Proc. of the International Conf. on Spoken Language Processing (ICSLP), Vol. 6, pp. 2803-2806, Sydney, 1998
Speech intelligibility derived from exceedingly sparse spectral information
S. Greenberg, T. Arai and R. Silipo
Abstract: Traditional models of speech assume that a detailed auditory analysis of the short-term acoustic spectrum is essential for understanding spoken language. The validity of this assumption was tested by partitioning the spectrum of spoken sentences into 1/3-octave channels (“slits”) and measuring the intelligibility associated with each channel presented alone and in concert with the others. Four spectral channels, distributed over the speech-audio range (0.3-6 kHz) are sufficient for human listeners to decode sentential material with nearly 90% accuracy although more than 70% of the spectrum is missing.

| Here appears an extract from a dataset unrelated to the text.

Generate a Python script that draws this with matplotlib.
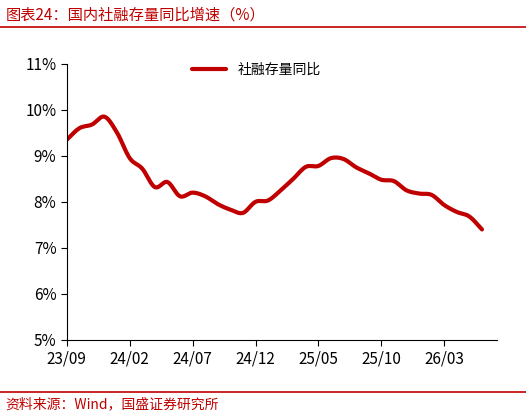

Word recognition often remains relatively high (60-83%) when just two or three channels are presented concurrently, despite the fact that the intelligibility of these same slits, presented in isolation, is less than 9% (Figure 2). Such data suggest that the intelligibility of spoken language is derived from a compound “image” of the modulation spectrum distributed across the frequency spectrum (Figures 1 and 3). Because intelligibility seriously degrades when slits are desynchronized by more than 25 ms (Figure 4) this compound image is probably derived from both the amplitude and phase components of the modulation spectrum, and implies that listeners’ sensitivity to the modulation phase is generally “masked” by the redundancy contained in full-spectrum speech (Figure 5).